To be a professional trainer there has to be many pieces to the puzzle, not just being a good person or player. Some have all the skills, but lack the business or character skills. I have compiled a list of items to look for when searching for a good vs. professional soccer trainer.
What makes a trainer ‘good’?
There are many factors – including being on time, having not only the fundamental knowledge, but practical application of the training content.
Preferably having both playing and coaching experience.
Another plus includes a good personality and strong organizational skills.
Having a balance of progression and repetition.
Players like trainers who are motivating, but also tell them the truth of what their weaknesses are.
I don’t know a single kid who wants to improve that doesn’t want to hear truth on how to improve.
Commitment to stick with what you started
A professional soccer trainer is committed to the client, the session, and the short and long-term relationship.
Such commitment requires personal integrity and dedication so that the business can sustain its viability.
On the contrary…
There are some trainers or coaches who will cancel too much or end up taking time off too often.
This is not something you should do if you want to really grow your name and business.
Keeping the kids safe and healthy
A professional trainer will have the desire to teach safety…
Example: How to head the ball. Not only for skill, but to help prevent concussions and injuries.
Learning how to head is very important once you get to the middle school ages (12-13+).
Watch the video below 20 tips to head the soccer ball.
Education to prove discipline
Education from a formal institution is great and goes hand in hand with collegiate experience.
Primarily we mean experiential knowledge of the content and familiarity with current trends and training techniques.
A plan for each player
A business knowledge and plan to progress the individual at all ages and levels and styles of play.
From younger youth soccer players [ages 6-9] through gaining collegiate recognition from coaches to trying out for a professional roster spot.
Each player is different and needs a different plan, at the same time there are certain needs that apply to all ages.
Basic fundamentals are always vital and so teaching them the mental part is important.
Consistency in everything you do
In attitude, training style and level of knowledge, professionalism, and communication.
If coaches can teach players to show up and work hard each day they are doing the youths a big favor.
It’s something coaches have to remind them every day.
Also as a human, we sometimes think we are conserving energy when really it looks lazy and we don’t even know it.
So yes, there are times kids are lazy on purpose, but often times they don’t really realize it looks so bad.
Not in a who-knows-who way but with one based on personal relationship, professional connections, and player production.
The professional trainer will have these 3 areas on both sides of athlete / coach promotions.
My story in how I started GFT
The reasons listed above are exactly why we are ‘Global’.
Skills training has become a catch phrase.
In 2008 when Global Futbol Training was founded in Palo Alto, CA and then moved to Dallas, TX there were only a few clubs that offered large group “skills”.
Nowadays many clubs & indoor facilities offer “skills” and their main focus is to either
(1) build teams or leagues [as they should]

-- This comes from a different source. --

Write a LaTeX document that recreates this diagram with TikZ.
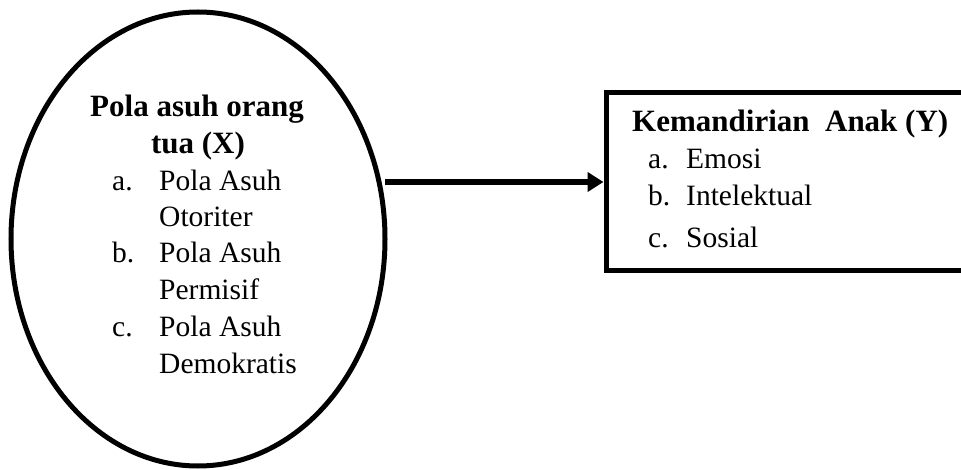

(2) to generate additional income by doing ‘skills’ part-time on the side.
GFT is a skills company that offers training to all ages and levels and is not affiliated with a club, so our focus is on the individual.
You can train in-person or get my online ball control courses.
If parents are going spend time and money on their child’s soccer, they need to work with someone who is trained to be a professional, technical trainer.
Playing in games and large group training will not correct technique/mechanics the same as Private or Small Group Training.
Almost every select player has a weak foot & strong foot and they also are either good with either the inside or top of the foot with the ball in the air and on the ground, so they need proper training to correct and improve the weak spots.
Teaching youth soccer ages 6-9
One of the hardest things for coaches and trainers is to be able to challenge each age and level.
Most coaches only coach one specific age and gender.
This younger group of ages 6, 7, 8 & 9 are so excited to be there and they believe everything you say.
This is why it’s important to teach them more than just soccer skills…
It’s important to take advantage of teaching them character & morals.
Coaches need to teach kids mentality… How to think and behave…
This age group has a hard time admitting that something is hard.
They want to prove that they know everything, so it’s important coaches don’t kill their confidence.
Training wise, they need footskills, short passing and receiving and some coordination.
Youth soccer training ages 10-12
Ages 10-12 is the age that can do just about anything you show them, so introduce it to them.
If I had to pick the most important age group to invest time and money it would be ages 10-12.
The golden ages (best time) to learn and practice is ages 7-11, but I’ve seen several kids not get serious with skills training till they were 10 and they ended up playing D1 college soccer.
It all depends on the kid and the parents family/life situation.
Don’t ever feel like you have to keep up with others. Do what’s best for your family.
Professional soccer trainer teaching ages 13 – adults
Ages 13+ to early 20’s still have a hard time with decision making.
Many teens struggle with being called out in public…
They get embarrassed and it’s part of sports…
For me it’s okay and needed as long as it’s not done in a disrespectful manner.
It’s easy to think teens know as much as we do in terms of these elements, but remember they are still maturing and growing mindset wise.